Sometimes, you don't have to know someone very long or very well to know their heart. That happened to me last month on the shore of Guntersville Lake.
I was there covering the Bassmaster Classic. Public relations folks had lined up volunteer area bass fishermen with high-performance bass boats to take media members out on the water to shoot photographs of the bass pros in action. I drew Chris Rose.
Initially, we didn't talk a lot. I told Rose I wanted to shoot photos of Edwin Evers, the angler who went into the final tournament day in the lead. Rose said, "They're a long way off," as he gunned his Ranger to a cruising speed of 68 mph. All I could do was hold on to the sissy strap for dear life as we screamed 30 miles north. Once there, I was consumed with snapping pictures of Evers and second-place angler Randall Tharp (who both got beat by Randy Howell in a come-from-behind win, by the way).
When my turn on the water was over, Rose headed back for City Harbor in Guntersville. His next media man hadn't arrived, so we had a few minutes to talk. I started asking Chris, a Bass Federation Tournament angler himself, about what he does and what got him involved in the bass tournament scene.
He opened up to me, a virtual stranger, quickly. He told me briefly about his time in the military and how that didn't work out so well. He said life back home wasn't working out so well, either. It took him a while to figure out that the common denominator in stuff not working out so well was alcohol.

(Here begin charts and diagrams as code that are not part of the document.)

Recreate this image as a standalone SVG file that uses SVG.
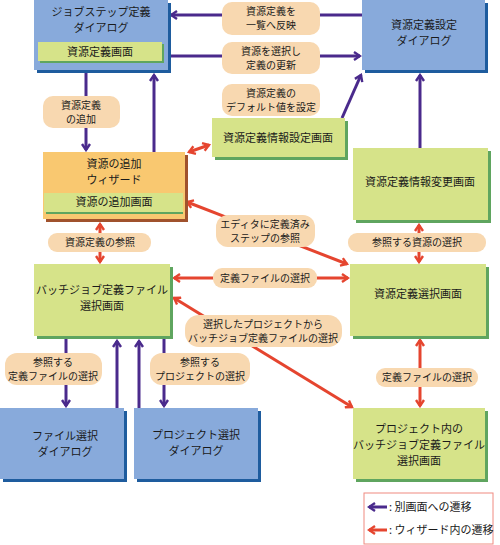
<svg xmlns="http://www.w3.org/2000/svg" width="500" height="545" viewBox="0 0 500 545">
<style>
text{font-family:"Noto Sans CJK JP","Noto Sans CJK SC",sans-serif;fill:#1a1a1a;text-anchor:middle}
.t{font-size:11px}
.l{font-size:10px}
.blue{fill:#88AADB}
.blueS{fill:#1E5C9E}
.green{fill:#D6E389}
.greenS{fill:#5FA55F}
.orange{fill:#F9C870}
.orangeS{fill:#A0522D}
.lab{fill:#F8D8B0}
.p{stroke:#4A2A8C;stroke-width:3;fill:none;marker-end:url(#ap)}
.r{stroke:#E5452F;stroke-width:3;fill:none;marker-end:url(#ar);marker-start:url(#ar)}
</style>
<defs>
<marker id="ap" viewBox="0 0 10 10" refX="8" refY="5" markerWidth="10" markerHeight="10" markerUnits="userSpaceOnUse" orient="auto-start-reverse"><path d="M2,1 L8,5 L2,9" fill="none" stroke="#4A2A8C" stroke-width="2.4"/></marker>
<marker id="ar" viewBox="0 0 10 10" refX="8" refY="5" markerWidth="10" markerHeight="10" markerUnits="userSpaceOnUse" orient="auto-start-reverse"><path d="M2,1 L8,5 L2,9" fill="none" stroke="#E5452F" stroke-width="2.4"/></marker>
</defs>
<rect width="500" height="545" fill="#fff"/>
<g id="connectors">
<path class="p" d="M362,15 L171,15"/>
<path class="p" d="M170,56 L360,56"/>
<path class="p" d="M342,118 L361,75"/>
<path class="p" d="M420,148 L420,75"/>
<path class="p" d="M86,73 L86,150"/>
<path class="p" d="M154,152 L154,75"/>
<path class="r" d="M189,152 L209,145"/>
<path class="r" d="M187,202 L347,264"/>
<path class="r" d="M100,224 L100,262"/>
<path class="r" d="M419,225 L419,262"/>
<path class="r" d="M174,278 L348,278"/>
<path class="r" d="M174,298 L352,407"/>
<path class="r" d="M420,340 L420,406"/>
<path class="p" d="M66,339 L66,406"/>
<path class="p" d="M117,408 L117,341"/>
<path class="p" d="M139,408 L139,341"/>
<path class="p" d="M164,339 L164,406"/>
<g id="labels">
<rect class="lab" x="222" y="2" width="98" height="33" rx="10"/>
<text class="l" x="271" y="15">資源定義を</text><text class="l" x="271" y="29">一覧へ反映</text>
<rect class="lab" x="222" y="42" width="98" height="32" rx="10"/>
<text class="l" x="271" y="55">資源を選択し</text><text class="l" x="271" y="69">定義の更新</text>
<rect class="lab" x="222" y="84" width="98" height="32" rx="10"/>
<text class="l" x="271" y="97">資源定義の</text><text class="l" x="271" y="111">デフォルト値を設定</text>
<rect class="lab" x="43" y="96" width="77" height="32" rx="10"/>
<text class="l" x="81" y="109">資源定義</text><text class="l" x="81" y="123">の追加</text>
<rect class="lab" x="48" y="233" width="103" height="19" rx="9"/>
<text class="l" x="100" y="246">資源定義の参照</text>
<rect class="lab" x="216" y="215" width="99" height="32" rx="12"/>
<text class="l" x="265" y="228">エディタに定義済み</text><text class="l" x="265" y="242">ステップの参照</text>
<rect class="lab" x="348" y="233" width="138" height="19" rx="9"/>
<text class="l" x="417" y="246">参照する資源の選択</text>
<rect class="lab" x="213" y="268" width="104" height="20" rx="9"/>
<text class="l" x="265" y="282">定義ファイルの選択</text>
<rect class="lab" x="185" y="315" width="157" height="32" rx="14"/>
<text class="l" x="263" y="328">選択したプロジェクトから</text><text class="l" x="263" y="342">バッチジョブ定義ファイルの選択</text>
<rect class="lab" x="376" y="368" width="102" height="19" rx="9"/>
<text class="l" x="427" y="381">定義ファイルの選択</text>
<rect class="lab" x="5" y="353" width="97" height="32" rx="12"/>
<text class="l" x="53" y="366">参照する</text><text class="l" x="53" y="380">定義ファイルの選択</text>
<rect class="lab" x="150" y="353" width="100" height="32" rx="12"/>
<text class="l" x="200" y="366">参照する</text><text class="l" x="200" y="380">プロジェクトの選択</text>
</g>
</g>
<g id="jobstep-dialog">
<rect class="blueS" x="37" y="3" width="134" height="70"/>
<rect class="blue" x="34" y="0" width="134" height="70"/>
<text class="t" x="101" y="16">ジョブステップ定義</text><text class="t" x="101" y="32">ダイアログ</text>
<rect class="greenS" x="40" y="44" width="124" height="19"/>
<rect class="green" x="38" y="42" width="124" height="19"/>
<text class="t" x="100" y="56">資源定義画面</text>
</g>
<g id="resource-setting-dialog">
<rect class="blueS" x="365" y="3" width="123" height="70"/>
<rect class="blue" x="362" y="0" width="123" height="70"/>
<text class="t" x="424" y="29">資源定義設定</text><text class="t" x="424" y="45">ダイアログ</text>
</g>
<g id="info-setting-screen">
<rect class="greenS" x="215" y="121" width="133" height="39"/>
<rect class="green" x="212" y="118" width="133" height="39"/>
<text class="t" x="278" y="142">資源定義情報設定画面</text>
</g>
<g id="info-change-screen">
<rect class="greenS" x="356" y="151" width="135" height="72"/>
<rect class="green" x="353" y="148" width="135" height="72"/>
<text class="t" x="420" y="186">資源定義情報変更画面</text>
</g>
<g id="add-wizard">
<rect class="orangeS" x="46" y="155" width="142" height="67"/>
<rect class="orange" x="43" y="152" width="142" height="67"/>
<text class="t" x="114" y="168">資源の追加</text><text class="t" x="114" y="184">ウィザード</text>
<rect class="greenS" x="46" y="195" width="137" height="19"/>
<rect class="green" x="44" y="193" width="139" height="19"/>
<text class="t" x="114" y="206">資源の追加画面</text>
</g>
<g id="batch-select-screen">
<rect class="greenS" x="37" y="267" width="136" height="72"/>
<rect class="green" x="34" y="264" width="136" height="72"/>
<text class="t" x="102" y="294">バッチジョブ定義ファイル</text><text class="t" x="102" y="310">選択画面</text>
</g>
<g id="resource-select-screen">
<rect class="greenS" x="353" y="267" width="136" height="72"/>
<rect class="green" x="350" y="264" width="136" height="72"/>
<text class="t" x="418" y="298">資源定義選択画面</text>
</g>
<g id="project-batch-screen">
<rect class="greenS" x="356" y="411" width="132" height="71"/>
<rect class="green" x="353" y="408" width="132" height="71"/>
<text class="t" x="419" y="433">プロジェクト内の</text><text class="t" x="419" y="449">バッチジョブ定義ファイル</text><text class="t" x="419" y="465">選択画面</text>
</g>
<g id="file-dialog">
<rect class="blueS" x="3" y="411" width="124" height="71"/>
<rect class="blue" x="0" y="408" width="124" height="71"/>
<text class="t" x="65" y="440">ファイル選択</text><text class="t" x="65" y="456">ダイアログ</text>
</g>
<g id="project-dialog">
<rect class="blueS" x="137" y="411" width="124" height="71"/>
<rect class="blue" x="134" y="408" width="124" height="71"/>
<text class="t" x="196" y="439">プロジェクト選択</text><text class="t" x="196" y="455">ダイアログ</text>
</g>
<g id="legend">
<rect x="364" y="493" width="129" height="51" fill="#fff" stroke="#F08A80" stroke-width="1"/>
<path d="M387,507 L369,507" stroke="#4A2A8C" stroke-width="3" fill="none" marker-end="url(#ap)"/>
<text class="t" x="389" y="511" style="text-anchor:start">: 別画面への遷移</text>
<path d="M387,530 L369,530" stroke="#E5452F" stroke-width="3" fill="none" marker-end="url(#ar)"/>
<text class="t" x="389" y="534" style="text-anchor:start">: ウィザード内の遷移</text>
</g>
</svg>
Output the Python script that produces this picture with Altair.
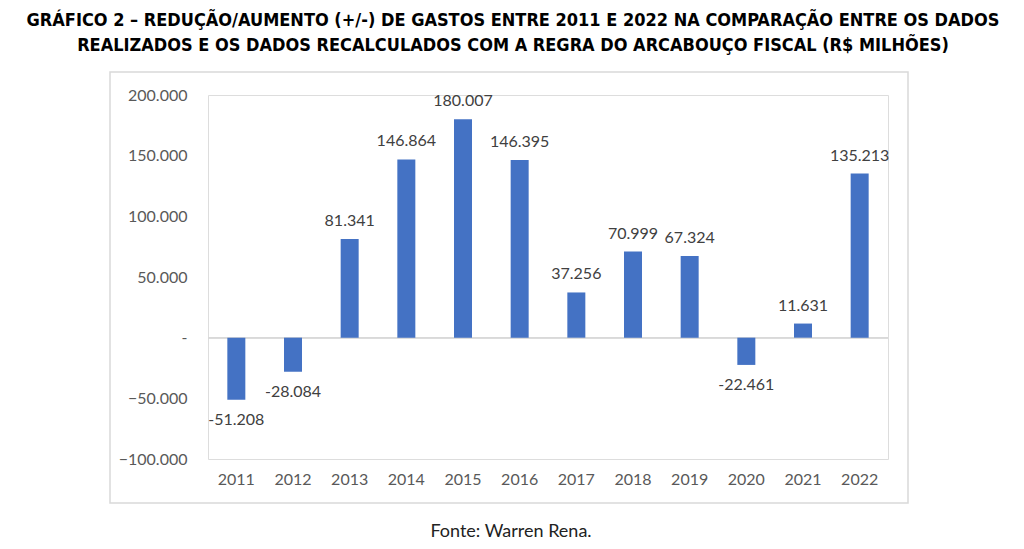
import altair as alt
import pandas as pd

years = ["2011", "2012", "2013", "2014", "2015", "2016", "2017", "2018", "2019", "2020", "2021", "2022"]
values = [-51208, -28084, 81341, 146864, 180007, 146395, 37256, 70999, 67324, -22461, 11631, 135213]
labels = ["-51.208", "-28.084", "81.341", "146.864", "180.007", "146.395", "37.256", "70.999", "67.324", "-22.461", "11.631", "135.213"]
y_ticks = [-100000, -50000, 0, 50000, 100000, 150000, 200000]
title_lines = [
    "GRÁFICO 2 – REDUÇÃO/AUMENTO (+/-) DE GASTOS ENTRE 2011 E 2022 NA COMPARAÇÃO ENTRE OS DADOS",
    "REALIZADOS E OS DADOS RECALCULADOS COM A REGRA DO ARCABOUÇO FISCAL (R$ MILHÕES)",
]
source_text = "Fonte: Warren Rena."

df = pd.DataFrame({"ano": years, "valor": values, "rotulo": labels})

FONT = "Lato"
W, H = 680, 364

x_enc = alt.X("ano:N", sort=years, title=None,
              scale=alt.Scale(paddingInner=0.2, paddingOuter=0.1),
              axis=alt.Axis(domain=False, ticks=False, labelAngle=0, labelPadding=12,
                            labelFont=FONT, labelFontSize=16, labelColor="#595959"))
y_enc = alt.Y("valor:Q", title=None,
              scale=alt.Scale(domain=[-100000, 200000], nice=False),
              axis=alt.Axis(domain=False, ticks=False, grid=False, values=y_ticks,
                            labelPadding=21, labelFont=FONT, labelFontSize=16,
                            labelColor="#595959",
                            labelExpr="datum.value == 0 ? '-' : replace(format(datum.value, ','), ',', '.')"))

base = alt.Chart(df)

frame = alt.Chart(alt.Data(values=[{}])).mark_rect(
    fill="transparent", stroke="#d9d9d9", strokeWidth=1.5, clip=False
).encode(x=alt.value(-98), x2=alt.value(700), y=alt.value(-23), y2=alt.value(408))

zero = base.mark_rule(color="#d9d9d9", strokeWidth=1).encode(
    y=alt.datum(0), x=alt.value(0), x2=alt.value(W))

bars = base.mark_bar(size=18, color="#4472C4").encode(x=x_enc, y=y_enc)

pos_text = base.transform_filter("datum.valor >= 0").mark_text(
    baseline="bottom", dy=-10, font=FONT, fontSize=16, color="#404040"
).encode(x=alt.X("ano:N", sort=years), y="valor:Q", text="rotulo:N")

neg_text = base.transform_filter("datum.valor < 0").mark_text(
    baseline="top", dy=12, font=FONT, fontSize=16, color="#404040"
).encode(x=alt.X("ano:N", sort=years), y="valor:Q", text="rotulo:N")

source = alt.Chart(alt.Data(values=[{}])).mark_text(
    font=FONT, fontSize=18, color="#222222", clip=False
).encode(x=alt.value(303), y=alt.value(437), text=alt.value(source_text))

chart = alt.layer(frame, zero, bars, pos_text, neg_text, source).properties(
    width=W, height=H,
    title=alt.TitleParams(text=title_lines, anchor="middle", dx=-35, offset=16,
                          font="Liberation Sans Narrow, DejaVu Sans Condensed, sans-serif",
                          fontSize=18, fontWeight="bold", color="#000000", lineHeight=25),
    autosize=alt.AutoSizeParams(type="none"),
    padding={"left": 208, "top": 95, "right": 136, "bottom": 90},
).configure_view(stroke=None).configure(background="white")

chart.save("out.html", embed_options={"renderer": "svg", "actions": False})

"I was running with the wrong people. I finally got myself into rehab," Chris told me.
He said that was when he met some of the right people who got him into bass fishing. Then, he stopped talking for a brief moment. He turned and looked out across Guntersville Lake with a telling expression that spoke more than words. He barely waved his arm over the water and said, "This ... this right here saved my life."
I was speechless, dumbstruck—not so much by what he said, but the way he said it. His words came from deep inside—from a place where demons used to live, pushed out by something far better.
"This saved my life."
It was trout stream-clear that truer words had never been spoken. All this journalist could think to do was ask him if I could share his story, to which he said, "Sure."
I've interviewed a thousand hunters and fishermen in my life. I asked just about every one of them why they do what they do ... and they all give very good and often very profound reasons for their need to prowl the woods and waters. But never in my decades of journalism has anyone explained their drive so compellingly and with so few words.
His next media man arrived, and our time was done. When I last saw Chris Rose, he was motoring his Ranger north on Guntersville Lake again. It is quite likely we will never cross paths again.
But I will forever remember the man who stood on the dock, gazed across the water and with a few simple words made me understand what the outdoors life truly means for those who need it most.